Use AWS Secrets Manager (auto-rotation, RDS integration) or SSM Parameter Store (simpler, free for standard parameters). Never store secrets in environment variables baked into container images or CloudFormation templates.
Q: Explain the shared responsibility model.
AWS is responsible for security of the cloud (physical infrastructure, hypervisor, managed services). You are responsible for security in the cloud (data encryption, IAM policies, network configuration, OS patching for EC2).
Q: How would you reduce Lambda cold starts for a Java service?
(1) Enable SnapStart (checkpoints JVM state). (2) Use provisioned concurrency for latency-critical paths. (3) Keep deployment package small. (4) Consider GraalVM native image. (5) Use tiered compilation flags.
Q: Design a fan-out notification system.
SNS topic receives the event. Multiple SQS queues subscribe (email service, push notification service, analytics pipeline). Each consumer processes independently. DLQs catch failures. This provides decoupling, independent scaling, and retry isolation.

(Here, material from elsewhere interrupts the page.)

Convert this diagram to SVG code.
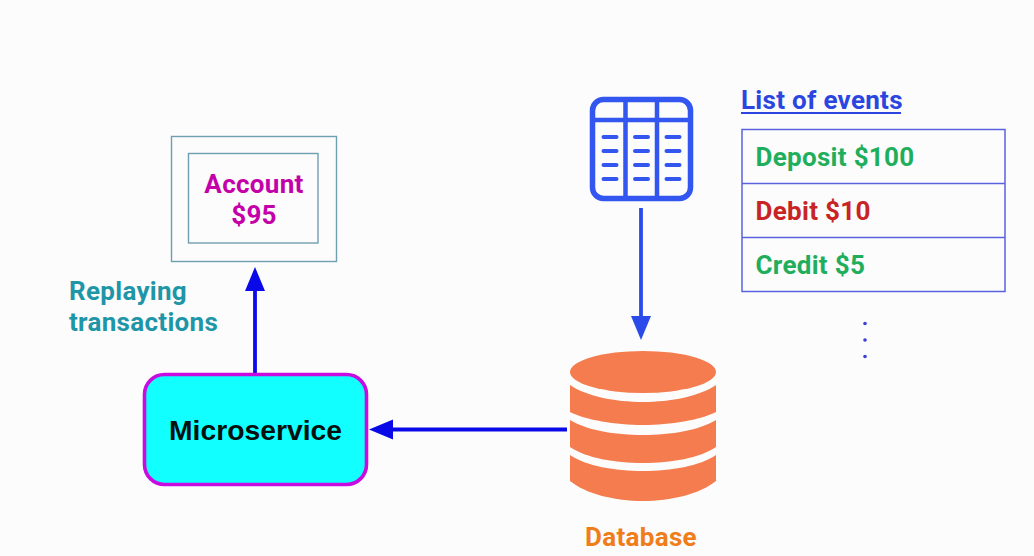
<svg xmlns="http://www.w3.org/2000/svg" width="1034" height="556" viewBox="0 0 1034 556">
<style>
text{font-family:Roboto,"Liberation Sans",sans-serif;font-weight:700;font-size:26px;letter-spacing:.3px}
.box{fill:none;stroke:#6f9fb0;stroke-width:1.4}
.list{fill:none;stroke:#5a62e0;stroke-width:1.5}
.ico{fill:none;stroke:#3355f0;stroke-width:5.5}
.dash{stroke:#3355f0;stroke-width:4;stroke-linecap:round}
.conn{fill:none;stroke:#0a0ae8;stroke-width:3.8}
.db{fill:#f47c4e}
.g{fill:#1fae5c}
.m{fill:#c400a8}
.t{fill:#1f95a8}
</style>
<defs>
<marker id="arrow" markerUnits="userSpaceOnUse" markerWidth="26" markerHeight="22" refX="14" refY="10" orient="auto"><path d="M0 0L24 10L0 20Z" fill="#0a0ae8"/></marker>
<marker id="arrow2" markerUnits="userSpaceOnUse" markerWidth="26" markerHeight="22" refX="14" refY="10" orient="auto"><path d="M0 0L24 10L0 20Z" fill="#2a4bea"/></marker>
</defs>
<rect width="1034" height="556" fill="#fbfcfb"/>
<g id="connectors">
<path class="conn" style="stroke:#2a4bea" d="M641 208V330" marker-end="url(#arrow2)"/>
<path class="conn" d="M255 373V277" marker-end="url(#arrow)"/>
<path class="conn" d="M567 429.500H379" marker-end="url(#arrow)"/>
</g>
<g id="account">
<rect class="box" x="171.500" y="136.500" width="165" height="125"/>
<rect class="box" x="188.500" y="153.500" width="129.500" height="89.500"/>
<text x="254" y="193" text-anchor="middle" class="m">Account</text>
<text x="254" y="224" text-anchor="middle" class="m">$95</text>
</g>
<g id="replaying-label">
<text x="69" y="300" class="t">Replaying</text>
<text x="69" y="331" class="t">transactions</text>
</g>
<g id="microservice">
<rect x="144.500" y="374.500" width="222" height="110" rx="20" fill="#11ffff" stroke="#c80ce0" stroke-width="3.6"/>
<text x="255.500" y="440" text-anchor="middle" style="font-family:'Liberation Sans',Arial,sans-serif;font-size:28.300px;letter-spacing:0" fill="#06100f">Microservice</text>
</g>
<g id="table-icon">
<rect class="ico" x="592.500" y="99.500" width="98" height="99" rx="11"/>
<path class="ico" style="stroke-width:4.500" d="M592.500 120H690.500M625.500 99.500V198.500M657 99.500V198.500"/>
<path class="dash" d="M603.500 137H616.500M603.500 151H616.500M603.500 165H616.500M603.500 179H616.500M635 137H648M635 151H648M635 165H648M635 179H648M666.500 137H679.500M666.500 151H679.500M666.500 165H679.500M666.500 179H679.500"/>
</g>
<g id="event-list">
<text x="741" y="109" fill="#2a45e0">List of events</text>
<path d="M741 113H901" stroke="#2a45e0" stroke-width="2"/>
<rect class="list" x="742" y="129.500" width="263" height="162"/>
<path class="list" d="M742 183.500H1005M742 237.500H1005"/>
<text x="755.500" y="166" class="g">Deposit $100</text>
<text x="755.500" y="220" fill="#c82426">Debit $10</text>
<text x="755.500" y="274" class="g">Credit $5</text>
<circle cx="865" cy="323.500" r="1.800" fill="#3a3fd8"/>
<circle cx="865" cy="340" r="1.800" fill="#3a3fd8"/>
<circle cx="865" cy="356.500" r="1.800" fill="#3a3fd8"/>
</g>
<g id="database">
<ellipse class="db" cx="643" cy="372" rx="73" ry="21"/>
<path class="db" d="M570 385C586 396 615 402 643 402C671 402 700 396 716 385V412C700 420 671 425 643 425C615 425 586 420 570 412Z"/>
<path class="db" d="M570 420C586 430 615 435 643 435C671 435 700 430 716 420V447C700 458 671 463 643 463C615 463 586 458 570 447Z"/>
<path class="db" d="M570 455C586 466 615 471 643 471C671 471 700 466 716 455V481C700 494 671 501 643 501C615 501 586 494 570 481Z"/>
<text x="641" y="546" text-anchor="middle" fill="#f07d1a">Database</text>
</g>
</svg>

Key Takeaways for Interviews
- Always design for multi-AZ availability (at minimum) and discuss multi-region for DR.
- Use managed services over self-hosted when possible (RDS over self-managed MySQL on EC2).
- Apply least privilege IAM policies and prefer roles over access keys.
- Decouple services with SQS/SNS to improve resilience and independent scaling.
- For serverless: Lambda + API Gateway + DynamoDB is the canonical stack.
- Cost optimization: right-size instances, use Savings Plans, lifecycle S3 to cheaper tiers.